Mar 22, 2005 16:02
so.. theres this big weird empty feeling.. now that drama is finally over. and as much as i love actually having time now, its kinda sad that things are going back to normal again. it was fun while it lasted!
i stayed home from school yesterday. just for a break.. a chance to sleep till one. it was niceee. i did.. nothing.. until dance, which kicked my ass.
then school today. i decided that my a block class.. has no purpose. today i carried big pieces of cardboard down the band stairs outside into a dumpster and i was like hey ryanne, is this music instrumental lab? its so funny. we dont really do much.. kind of like the rest of my day. i feel like if i didnt go to school for 2 weeks, i wouldnt miss anything at all. vacation slip, anyone?
anddd.. most importantly, if everyone in the world hasnt heard by now- nick and i are together :) hes ahh.. man.. where do i start? hes so incredible! being around him makes me feel weightless.. no stupid problems or drama gets in the way because when hes near it doesnt matter. he brought me home one night.. and we stayed in the car talking for like an hour and a half.. and i wish.. that i could describe how perfect it was. i never want to leave when im with him.. yesterday was the first day i hadnt seen him in like 2 weeks.. and i know how cheesy it sounds.. but i missed him, a lot. it made hanging out with him for an hour before he had to go to work today special.. so special that he ran back in my house after i thought he left just to give me a hug and tell me he didnt want to go. im always looking forward to the next time i get to talk to him.. because i know he cares about me.. he makes me smile and i love having that in my life again.. the past few months have been kinda rough.. but it doesnt matter anymore, because i know he makes me happy.. and im curious and looking forward to how things are going to work. ahh, life.

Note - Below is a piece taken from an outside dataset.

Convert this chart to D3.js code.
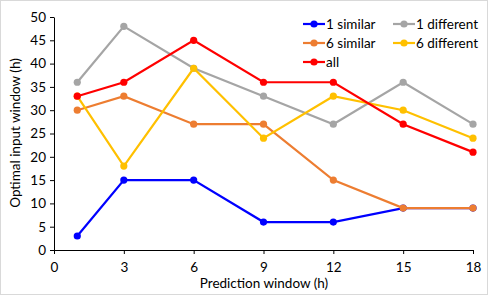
<!DOCTYPE html>
<html><head><meta charset="utf-8">
<script src="https://cdn.jsdelivr.net/npm/d3@7"></script>
<style>body{margin:0;background:#fff}svg{display:block;font-family:Lato,"Open Sans",sans-serif}</style>
</head><body>
<svg id="c" width="488" height="295"></svg>
<script>
const xValues = [1, 3, 6, 9, 12, 15, 18];
const xTicks = [0, 3, 6, 9, 12, 15, 18];
const yTicks = [0, 5, 10, 15, 20, 25, 30, 35, 40, 45, 50];
const seriesNames = ["1 similar", "1 different", "6 similar", "6 different", "all"];
const seriesColors = ["#0000ff", "#a5a5a5", "#ed7d31", "#ffc000", "#ff0000"];
const oneSimilar = [3, 15, 15, 6, 6, 9, 9];
const oneDifferent = [36, 48, 39, 33, 27, 36, 27];
const sixSimilar = [30, 33, 27, 27, 15, 9, 9];
const sixDifferent = [33, 18, 39, 24, 33, 30, 24];
const allSeries = [33, 36, 45, 36, 36, 27, 21];
const seriesValues = [oneSimilar, oneDifferent, sixSimilar, sixDifferent, allSeries];

const FS = 13.5;
const svg = d3.select("#c");
svg.append("rect").attr("x",0.5).attr("y",0.5).attr("width",487).attr("height",294).attr("fill","#fff").attr("stroke","#d9d9d9");
const x = d3.scaleLinear().domain([0,18]).range([54,473]);
const y = d3.scaleLinear().domain([0,50]).range([250,17]);

const gx = svg.append("g").attr("transform","translate(0,250)")
  .call(d3.axisBottom(x).tickValues(xTicks).tickSize(4).tickSizeOuter(0).tickPadding(8));
const gy = svg.append("g").attr("transform","translate(54,0)")
  .call(d3.axisLeft(y).tickValues(yTicks).tickSize(4).tickSizeOuter(0).tickPadding(4));
[gx,gy].forEach(g=>{
  g.selectAll("path,line").attr("stroke","#000");
  g.selectAll("text").attr("font-size",FS).attr("fill","#000").attr("font-family","Lato,'Open Sans',sans-serif");
});

const line = d3.line().x((d,i)=>x(xValues[i])).y(d=>y(d));
seriesValues.forEach((vals,k)=>{
  const g = svg.append("g");
  g.append("path").datum(vals).attr("d",line).attr("fill","none")
    .attr("stroke",seriesColors[k]).attr("stroke-width",2.2);
  g.selectAll("circle").data(vals).join("circle")
    .attr("cx",(d,i)=>x(xValues[i])).attr("cy",d=>y(d)).attr("r",3.6)
    .attr("fill",seriesColors[k]);
});

svg.append("text").attr("transform","translate(20,133) rotate(-90)")
  .attr("text-anchor","middle").attr("font-size",FS).text("Optimal input window (h)");
svg.append("text").attr("x",264).attr("y",288)
  .attr("text-anchor","middle").attr("font-size",FS).text("Prediction window (h)");

const legPos = [[303,24],[393,24],[303,43],[393,43],[303,62]];
seriesNames.forEach((n,k)=>{
  const [lx,ly] = legPos[k];
  const g = svg.append("g");
  g.append("line").attr("x1",lx).attr("x2",lx+22).attr("y1",ly).attr("y2",ly)
    .attr("stroke",seriesColors[k]).attr("stroke-width",2.2);
  g.append("circle").attr("cx",lx+11).attr("cy",ly).attr("r",3.6).attr("fill",seriesColors[k]);
  g.append("text").attr("x",lx+23).attr("y",ly+4.5).attr("font-size",FS).text(n);
});
</script>
</body></html>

woah so yeah.. there you go, sappy entry for the week.
i played piano at guitar today. lionel richie, to be exact. i forgot how much piano i actually know. going to guitar isnt like going to a class.. its like going and talking about my past week with some cool kid who knows exactly whats up because he went to spaulding. its fun, i always have a good time haha.
so i think thats about it.. im gonna head out, take a shower.. do some homework. have a good night everyone! sorry this was incredibly long.